Tom Colicchio

Tom Colicchio explains what the Commander's Palace challenge was really about, and reveals a special behind-the-scenes moment.

on Oct 17, 2013

Having experienced the elimination challenges as a judge in real time, it’s always interesting to me to then watch the episodes and get the full story. As I’ve written in past blogs, we judges aren’t privy to what the chefs are doing and saying over the course of each challenge -- aside from when I do a walk-through through the kitchen, I don’t encounter the chefs until I’m eating and judging their contributions to the competition. And so, remembering the dishes I was served by our chefs at Commander's Palace, I was intrigued while watching the episode to hear directly from the chefs themselves which of them were frightened and dismayed by the challenge and which were excited and invigorated by it. I see a direct correlation between their feelings about the challenge and how well they did. 

But not because of the nature of the challenge itself.

It was surely difficult to taste a dish once and be asked to replicate it exactly… especially when the chefs who had created three of the four dishes were right there at the table. I get how that could be nerve-wracking. And chefs tend to get set in their ways. The chefs in our challenge had two options, basically. They could have tasted the dish and said, “This is how I myself would do this.” Or they could have said, “How do I think the chef who created this would have made this?” I personally think the first way is the better way to go. Just do it your own way, in terms of flavors. Presentation is another story -- that’s just a matter of mimicry.

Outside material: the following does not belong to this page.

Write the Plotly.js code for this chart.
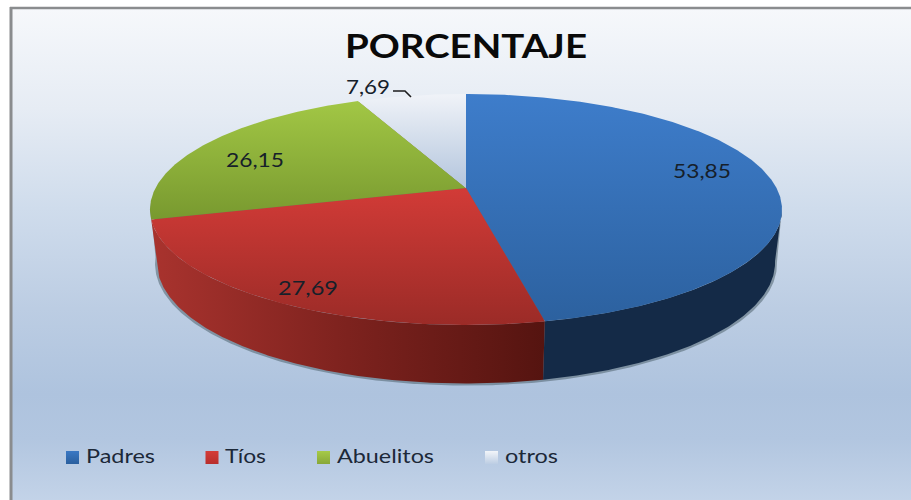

So while watching this, I can imagine you were expecting to see chefs falter in their abilities to discern precisely which ingredients were in a dish or just how a dish was constructed. But, in fact, it came down to the two things that it usually comes down to in our competition: using good technique and seasoning the food correctly. What made the challenge, well, challenging was less the need to recreate a dish they’d only eaten once and more the fact of having to make the amount of plates in the time allotted in a crowded kitchen, and still managing to get those two things -- technique and seasoning -- right.

The chefs who were most nervous about recreating dishes might have been thrown off their game by knowing that the chefs who created the originals were seated at the table. But it just so happened that Paul Prudhomme, Emeril Lagasse, and Tory McPhail were there. In fact, the competitors faced the same challenges they would have at their own restaurants -- creating well-seasoned, properly-prepared food for many people, under pressure. 

When you’re cooking, you need to worry about everything. The chefs who were successful were the ones who got everything right, not necessarily the ones who made it identical to the original. In fact, Stephanie’s biscuit was actually better than the original. Justin’s beignets were amazing -- were they made in identical fashion to Tory McPhail’s? I couldn’t tell you. This challenge weeded out the better chefs not because they could ascertain how to recreate the dishes, but because they could do so within the parameters of the competition and deliver up good food.